Renesan teachers are retired academics as well as experts in fields like political science, law, and psychology. They wind up teaching for Renesan when a member of the curriculum committee extends an invitation after meeting them at a social gathering, seeing them present a lecture elsewhere, or reading about them in Pasatiempo. “We keep up with what’s happening in town,” said Margie McGregor, vicepresid­ent of the Renesan board. “There was one head of the curriculum committee who used to travel to Chicago frequently, and she met people in line at the airport who wound up teaching for us.”

Barry Goldfarb, a retired professor from St. John’s College, took his first Renesan class five years ago and now enrolls nearly every semester. “A friend took me to a class that was on a book I’d read, Fyodor Dostoyevsk­y’s Notes From Undergroun­d. I was very impressed with the quality of the lecture and the discussion,” he said. He explained that at St. John’s, all professors (who are referred to as “tutors”) teach across the curriculum, meaning that someone whose academic background is in science must also teach literature, French, and other subjects. “Renesan is much more traditiona­l than St. John’s — and it turns out that it’s nice to hear someone who is truly comfortabl­e with the material they’re presenting. The discussion can be very rich — though that depends strongly on the people who are in the class. The other thing that’s different from St. John’s is that everyone in Renesan classes has a history. Everyone has done interestin­g things. It’s not the same as classes full of undergradu­ates.”

Kay Burdette is a retired second-grade teacher and curriculum specialist from Ohio. She and her husband, Robert, a retired physician, moved to Santa Fe in 2000 and found Renesan in 2011. “We’ve taken some classes together and some separately. He’s more interested in science, while I like literature and history. I took a class with Lois Rudnick that compared and contrasted F. Scott Fitzgerald and Ernest Hemingway — that was fantastic. This semester, I’m taking her class on immigratio­n in literature and film,” she said.

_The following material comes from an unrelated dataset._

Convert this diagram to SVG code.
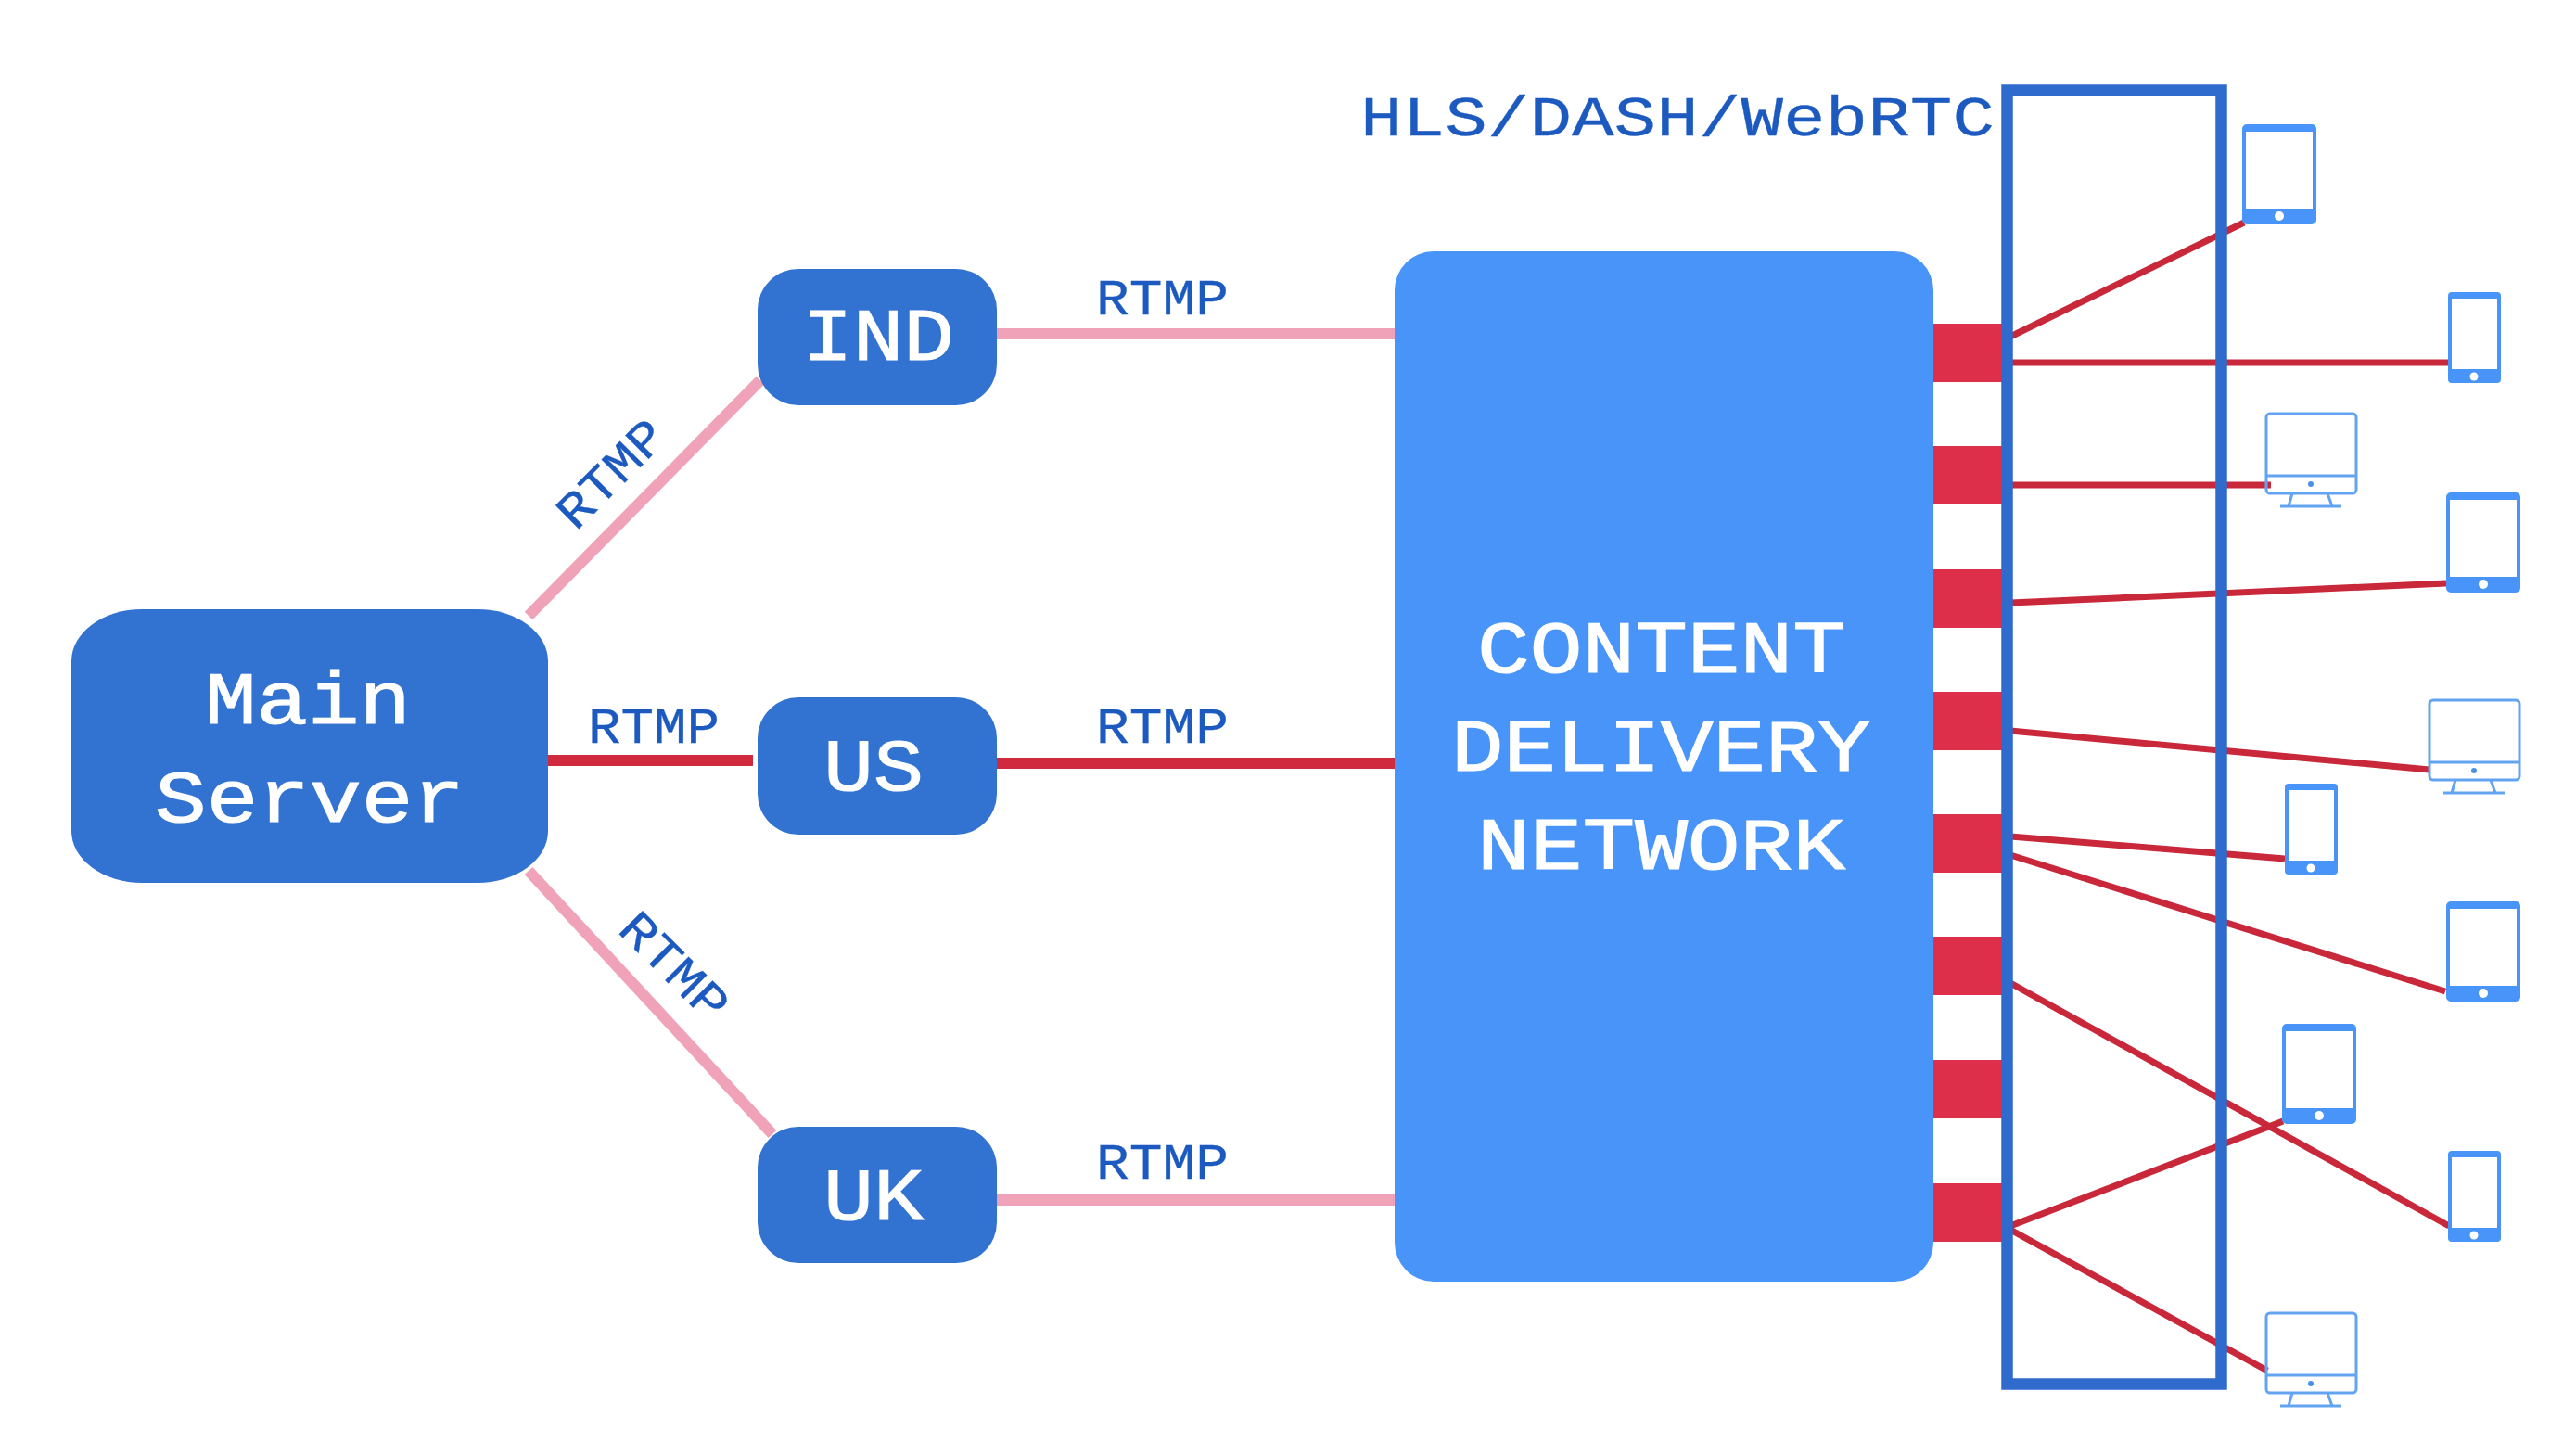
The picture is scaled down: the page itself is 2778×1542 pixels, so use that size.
<svg xmlns="http://www.w3.org/2000/svg" width="2778" height="1542" viewBox="0 0 2778 1542">
<style>
text{font-family:"Liberation Mono","Courier New",monospace}
.lbl{font-size:54px;fill:#1c5ac0;stroke:#1c5ac0;stroke-width:.3}
.big{font-size:80px;fill:#fff;stroke:#fff;stroke-width:1.2}
.hdr{font-size:62px;fill:#1c5ac0;stroke:#1c5ac0;stroke-width:.3}
.dark{fill:#3272d0}
.cdn{fill:#4894f8}
.port{fill:#dd2f49}
.pink{stroke:#f0a3b8;stroke-width:12;fill:none}
.red{stroke:#cf2a3e;stroke-width:12;fill:none}
.thin{stroke:#c9283a;stroke-width:7;fill:none}
.dev{fill:#4894f8;fill-rule:evenodd}
.mon{fill:none;stroke:#62a3f2;stroke-width:3}
</style>
<defs>
<g id="tablet"><path class="dev" d="M5 0H75a5 5 0 0 1 5 5V103a5 5 0 0 1-5 5H5a5 5 0 0 1-5-5V5a5 5 0 0 1 5-5ZM4 8V91H76V8Z"/><circle cx="40" cy="99" r="5" fill="#fff"/></g>
<g id="phone"><path class="dev" d="M4 0H53a4 4 0 0 1 4 4V94a4 4 0 0 1-4 4H4a4 4 0 0 1-4-4V4a4 4 0 0 1 4-4ZM4 7V83H53V7Z"/><circle cx="28" cy="91" r="4.5" fill="#fff"/></g>
<g id="monitor"><rect class="mon" x="0" y="0" width="97" height="86" rx="4"/><path class="mon" d="M0 67H97M28 86L24 100M66 86L71 100M15 100H81"/><circle cx="48" cy="76" r="3" fill="#4a90e8"/></g>
</defs>
<rect width="2778" height="1542" fill="#fff"/>
<g id="connectors">
<path class="pink" d="M570 664L820 410"/>
<path class="pink" d="M1075 360H1504"/>
<path class="red" d="M591 820H812"/>
<path class="red" d="M1075 823H1504"/>
<path class="pink" d="M570 939L833 1223"/>
<path class="pink" d="M1075 1294H1504"/>
<path class="thin" d="M2168 363L2420 240"/>
<path class="thin" d="M2168 391H2641"/>
<path class="thin" d="M2168 523H2449"/>
<path class="thin" d="M2168 650L2638 629"/>
<path class="thin" d="M2168 788L2620 830"/>
<path class="thin" d="M2168 902L2464 926"/>
<path class="thin" d="M2168 922L2637 1069"/>
<path class="thin" d="M2168 1060L2641 1322"/>
<path class="thin" d="M2168 1322L2462 1209"/>
<path class="thin" d="M2168 1326L2445 1478"/>
</g>
<g id="main-server"><rect class="dark" x="77" y="657" width="514" height="295" rx="76" ry="56"/>
<text class="big" x="221" y="780" textLength="222" lengthAdjust="spacingAndGlyphs">Main</text>
<text class="big" x="167" y="886" textLength="334" lengthAdjust="spacingAndGlyphs">Server</text></g>
<g id="ind"><rect class="dark" x="817" y="290" width="258" height="147" rx="44"/>
<text class="big" x="865" y="388" textLength="164" lengthAdjust="spacingAndGlyphs">IND</text></g>
<g id="us"><rect class="dark" x="817" y="752" width="258" height="148" rx="44"/>
<text class="big" x="888" y="852" textLength="108" lengthAdjust="spacingAndGlyphs">US</text></g>
<g id="uk"><rect class="dark" x="817" y="1215" width="258" height="147" rx="44"/>
<text class="big" x="888" y="1315" textLength="108" lengthAdjust="spacingAndGlyphs">UK</text></g>
<g id="cdn"><rect class="cdn" x="1504" y="271" width="581" height="1111" rx="42"/>
<text class="big" x="1593" y="725" textLength="397" lengthAdjust="spacingAndGlyphs">CONTENT</text>
<text class="big" x="1565" y="831" textLength="452" lengthAdjust="spacingAndGlyphs">DELIVERY</text>
<text class="big" x="1593" y="937" textLength="397" lengthAdjust="spacingAndGlyphs">NETWORK</text></g>
<g id="ports">
<rect class="port" x="2085" y="349" width="74" height="63"/>
<rect class="port" x="2085" y="481" width="74" height="63"/>
<rect class="port" x="2085" y="614" width="74" height="63"/>
<rect class="port" x="2085" y="746" width="74" height="63"/>
<rect class="port" x="2085" y="878" width="74" height="63"/>
<rect class="port" x="2085" y="1010" width="74" height="63"/>
<rect class="port" x="2085" y="1143" width="74" height="63"/>
<rect class="port" x="2085" y="1276" width="74" height="63"/>
</g>
<g id="protocol-frame"><rect x="2164.5" y="97.5" width="231" height="1395" fill="none" stroke="#2f6bcd" stroke-width="12.5"/>
<text class="hdr" x="1467" y="146" textLength="684" lengthAdjust="spacingAndGlyphs">HLS/DASH/WebRTC</text></g>
<g id="labels">
<text class="lbl" x="1182" y="339" textLength="143" lengthAdjust="spacingAndGlyphs">RTMP</text>
<text class="lbl" x="1182" y="801" textLength="143" lengthAdjust="spacingAndGlyphs">RTMP</text>
<text class="lbl" x="1182" y="1271" textLength="143" lengthAdjust="spacingAndGlyphs">RTMP</text>
<text class="lbl" x="634" y="801" textLength="142" lengthAdjust="spacingAndGlyphs">RTMP</text>
<text class="lbl" transform="translate(662 514) rotate(-45)" x="-71" y="13" textLength="142" lengthAdjust="spacingAndGlyphs">RTMP</text>
<text class="lbl" transform="translate(724 1045) rotate(45)" x="-71" y="13" textLength="142" lengthAdjust="spacingAndGlyphs">RTMP</text>
</g>
<g id="device-tablet-1"><use href="#tablet" x="2418" y="134"/></g>
<g id="device-phone-1"><use href="#phone" x="2640" y="315"/></g>
<g id="device-monitor-1"><use href="#monitor" x="2444" y="446"/></g>
<g id="device-tablet-2"><use href="#tablet" x="2638" y="531"/></g>
<g id="device-monitor-2"><use href="#monitor" x="2620" y="755"/></g>
<g id="device-phone-2"><use href="#phone" x="2464" y="845"/></g>
<g id="device-tablet-3"><use href="#tablet" x="2638" y="972"/></g>
<g id="device-tablet-4"><use href="#tablet" x="2461" y="1104"/></g>
<g id="device-phone-3"><use href="#phone" x="2640" y="1241"/></g>
<g id="device-monitor-3"><use href="#monitor" x="2444" y="1416"/></g>
</svg>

McGregor said that friendship­s blossom among the students, as classroom discussion follows them to coffee dates and other get-togethers. Literature classes lend themselves to easy conversati­on, as do the wealth of history and political science classes, many of which concentrat­e on urgently important topics, such as the spring 2017 offerings, “Conservati­sm From Its Beginnings to Today,” led by Donald Gluck, and “The Islamic World,” led by Elizabeth Manak, as well as a science course with Steven Rudnick, “Global Warming: Current and Predicted Effects, Adaptation, and Mitigation.” Bill Stewart, a former U.S. Foreign Service officer and journalist, teaches a recurring class on alternate Tuesday afternoons called “Hot Spots: Where in the World?” that covers a wide range of global historical and political events. Classes and lectures are held in fall and spring semesters; spring 2017 classes begin Monday, Jan. 30. Registrati­on is open online at www.renesan.org or in person at the Renesan office at St. John’s United Methodist Church. Some, but not all, sections are already filled. Thursday afternoon lectures, however, do not require pre-registrati­on.

Mere days before classes started, Goldfarb still wasn’t sure what he wanted to enroll in this semester. “I’m pretty sure there’s a course on Taming of the Shrew, which I will certainly take. I think there’s one on Joseph Conrad — but maybe I want to take a history class? Once in a while I take a social science class. Once, I took a class on food and culture that was amazingly good, about caloric intake and changes in different societies. Sometimes the classes are off-thewall but incredible. I have to go scour the catalog.”